People of a certain mindset might want to call it the DEI Super Bowl, this weekend’s matchup between the Kansas City Chiefs and Philadelphia Eagles, both led by Black starting quarterbacks – Patrick Mahomes and Jalen Hurts.
For those keeping score at home, it’s actually not the first all-Black QB Super Bowl – that would have been the Kansas City-Philly game in Super Bowl LVII featuring Mahomes and Hurts in the QB1 roles for their teams two short years ago.
Two short years ago.
Two weeks ago feels like a different America right now.
We have a president signing all sorts of executive orders banning diversity, equity and inclusion in various workplaces, intimating that people of color aren’t qualified for jobs that he’s been saying for nine years now should obviously be going to White people.
Betcha the White folks who voted for Trump because he blames everything that ails America on people of color getting good jobs didn’t think about how both of the starting QBs in the Super Bowl are Black before they read this.
They might not watch now, in protest.
Random thought: wonder how many of those folks think Tim Tebow got a raw deal.
Don’t sleep on the history
“I think it’s a step forward that we haven’t really thought about it much. I think that’s a good thing,” said Anthony Amey, a former reporter and anchor at ESPN, who is now an assistant professor of practice for sports media and analytics at Virginia Tech.
I’m jealous of the kids who get to take his classes.
We had to wing it for ourselves back when I was a young pup aspiring to break into the sports-media business.
The lack of attention to the all-Black QB Super Bowl is, indeed, a sign that we’ve come a long way from Marlin Briscoe, the first Black starting QB in the Super Bowl era, who started five games for the Denver Broncos in 1968, passing for 1,589 yards and 14 TDs, before being moved to wideout the next season.
Briscoe would finish out the remainder of his nine-year NFL career at wideout.
That forced move to another position would be a recurring theme.
Freddie Solomon was the MVP of the 1974 East-West Shrine Game as a QB, but never got a sniff at quarterback in the NFL in an 11-year career in which he accounted for 9,266 all-purpose yards and 63 touchdowns.
Tony Dungy, the first Black head coach to win a Super Bowl, was a two-year starting QB in college at Minnesota, but was drafted by the Pittsburgh Steelers as a defensive back, and Dungy and Warren Moon, a 1970s contemporary, have both said they went undrafted because they refused to consider a move to another position.

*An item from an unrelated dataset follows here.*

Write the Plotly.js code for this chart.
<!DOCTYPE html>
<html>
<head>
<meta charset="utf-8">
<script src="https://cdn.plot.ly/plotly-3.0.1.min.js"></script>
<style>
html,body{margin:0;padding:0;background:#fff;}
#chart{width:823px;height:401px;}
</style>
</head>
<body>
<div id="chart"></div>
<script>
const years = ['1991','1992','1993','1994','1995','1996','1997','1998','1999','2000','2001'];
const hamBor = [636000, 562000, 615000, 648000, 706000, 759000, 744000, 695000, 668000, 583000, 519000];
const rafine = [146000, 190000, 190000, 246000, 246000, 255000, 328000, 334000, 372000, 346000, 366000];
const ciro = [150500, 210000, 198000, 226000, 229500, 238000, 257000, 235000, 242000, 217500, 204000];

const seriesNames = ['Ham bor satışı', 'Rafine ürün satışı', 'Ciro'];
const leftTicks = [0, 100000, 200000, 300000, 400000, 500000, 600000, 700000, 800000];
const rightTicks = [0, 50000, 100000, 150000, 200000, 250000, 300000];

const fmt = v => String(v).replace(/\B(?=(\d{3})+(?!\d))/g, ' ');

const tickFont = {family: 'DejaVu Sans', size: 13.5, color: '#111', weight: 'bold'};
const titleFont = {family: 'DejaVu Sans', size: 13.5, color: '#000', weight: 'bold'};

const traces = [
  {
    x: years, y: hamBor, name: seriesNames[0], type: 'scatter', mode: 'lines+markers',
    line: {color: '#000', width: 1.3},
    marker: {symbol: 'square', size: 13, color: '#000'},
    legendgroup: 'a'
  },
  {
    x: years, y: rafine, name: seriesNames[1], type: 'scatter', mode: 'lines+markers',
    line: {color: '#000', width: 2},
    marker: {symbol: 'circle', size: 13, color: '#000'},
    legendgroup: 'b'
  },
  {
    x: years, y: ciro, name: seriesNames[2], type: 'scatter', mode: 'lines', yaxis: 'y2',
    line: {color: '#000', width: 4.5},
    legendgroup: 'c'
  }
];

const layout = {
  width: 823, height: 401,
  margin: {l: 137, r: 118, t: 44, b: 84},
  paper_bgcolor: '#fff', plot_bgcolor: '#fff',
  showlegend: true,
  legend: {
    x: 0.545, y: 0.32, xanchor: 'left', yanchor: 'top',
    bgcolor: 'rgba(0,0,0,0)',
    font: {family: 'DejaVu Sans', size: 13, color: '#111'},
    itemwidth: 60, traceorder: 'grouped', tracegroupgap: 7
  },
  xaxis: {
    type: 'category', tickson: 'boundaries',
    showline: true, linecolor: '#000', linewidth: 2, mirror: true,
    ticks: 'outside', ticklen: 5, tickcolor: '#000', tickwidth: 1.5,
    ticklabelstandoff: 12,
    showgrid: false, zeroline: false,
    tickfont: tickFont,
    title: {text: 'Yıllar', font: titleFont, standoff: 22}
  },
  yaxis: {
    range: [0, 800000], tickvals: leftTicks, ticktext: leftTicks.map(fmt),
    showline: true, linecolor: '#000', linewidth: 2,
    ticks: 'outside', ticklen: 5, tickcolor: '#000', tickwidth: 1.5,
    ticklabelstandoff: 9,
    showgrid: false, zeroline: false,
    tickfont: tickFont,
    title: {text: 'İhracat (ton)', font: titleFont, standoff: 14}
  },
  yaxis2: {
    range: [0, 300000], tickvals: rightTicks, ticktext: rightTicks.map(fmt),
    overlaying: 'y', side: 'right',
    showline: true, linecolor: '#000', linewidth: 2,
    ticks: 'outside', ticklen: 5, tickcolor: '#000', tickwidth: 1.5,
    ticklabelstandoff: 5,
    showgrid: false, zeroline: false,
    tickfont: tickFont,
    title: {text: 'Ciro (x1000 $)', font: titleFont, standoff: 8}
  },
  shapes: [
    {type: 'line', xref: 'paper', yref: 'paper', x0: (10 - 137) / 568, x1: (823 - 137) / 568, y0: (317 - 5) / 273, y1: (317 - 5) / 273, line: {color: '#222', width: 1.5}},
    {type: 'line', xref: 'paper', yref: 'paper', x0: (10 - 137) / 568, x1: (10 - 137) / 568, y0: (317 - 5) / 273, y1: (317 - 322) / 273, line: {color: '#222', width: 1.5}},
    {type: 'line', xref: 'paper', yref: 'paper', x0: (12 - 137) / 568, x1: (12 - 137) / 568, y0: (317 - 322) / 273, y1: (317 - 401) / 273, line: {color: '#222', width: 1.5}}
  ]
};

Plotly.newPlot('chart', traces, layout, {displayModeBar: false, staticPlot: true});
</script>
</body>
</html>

Moon is another case: after leading Washington to a Rose Bowl win in 1978, he not only went undrafted, but unwanted, by the NFL, so he spent the first six years of his pro career in the CFL, putting up back-to-back 5,000-yard seasons for the Edmonton Eskimos in 1982 and 1983 before finally getting an NFL gig with the Houston Oilers.
Moon would go on to pass for 49,325 yards and 291 TDs in his 17-year NFL career, and he is, to this point, the only Black quarterback in the NFL Hall of Fame, inducted in the 2006 Hall class.
“If I ever had a chance to talk to him, I would ask him this: how often do you think of the fact that had he been able to start his career in the NFL, he probably would have been the all-time NFL leading passer in terms of yards and potentially touchdowns at the point that he retired. I don’t know if that’s something that crosses many people’s minds, and I wonder how often it crosses his mind, because of the prolific numbers that he had in the Canadian Football League, not to mention the five championships won there,” Amey said.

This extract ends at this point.